The first entry, 1, specifies the total number of mapping entries; since there's a single mapping entry, this value is 1. The second entry specifies the total number of bytes of mappings. Since the single mapping requires four bytes (one byte for the length prefix and three bytes for the string "(c)"), this value is 4. Note that the length prefix bytes are counted in the total byte size of the mappings.

This header is followed immediately by the mapping entries.

The first mapping entry is always the default character mapping. This should specify a Unicode value of 0x0000. This is the mapping that is used to convert any Unicode character that has no other mapping specified.

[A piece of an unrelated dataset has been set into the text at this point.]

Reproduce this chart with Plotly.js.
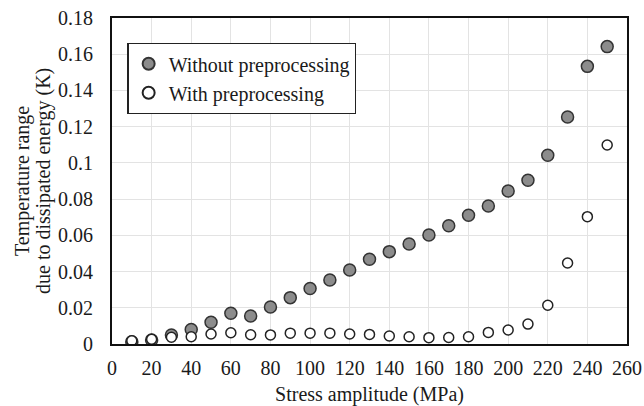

Each mapping consists of a UINT2 specifying the Unicode code point being mapped, followed by a UBYTE giving the number of characters that follow in the mapping, followed by the characters of the mapping. For example, a mapping from Unicode character 0xA9 (the copyright symbol) to the three-byte sequence "(c)" would be stored like this:

    UINT2 = 0x00A9
    UBYTE = 0x03
    UBYTE = '('
    UBYTE = 'c'
    UBYTE = ')'

Finally, at the end of the file, the end-of-file sequence: the four characters "$EOF". This marker is intended to allow for future evoluation of the file format; if additional data are to be added to the format after the end of the existing data, a new marker will replace "$EOF" at this point in the file. Future file readers will be able to tell if they're looking at an old file by the presence of the "$EOF" marker, and will thus know they shouldn't read the new data section; a new file will have the new marker, hence readers will know they can safely continue reading.

Note: to allow files created in any possible future expanded formats to be read by existing readers, existing readers should ignore the absence of the "$EOF" marker. This marker is intended only for future readers so that they can tell whether they're looking at an old file or a new file.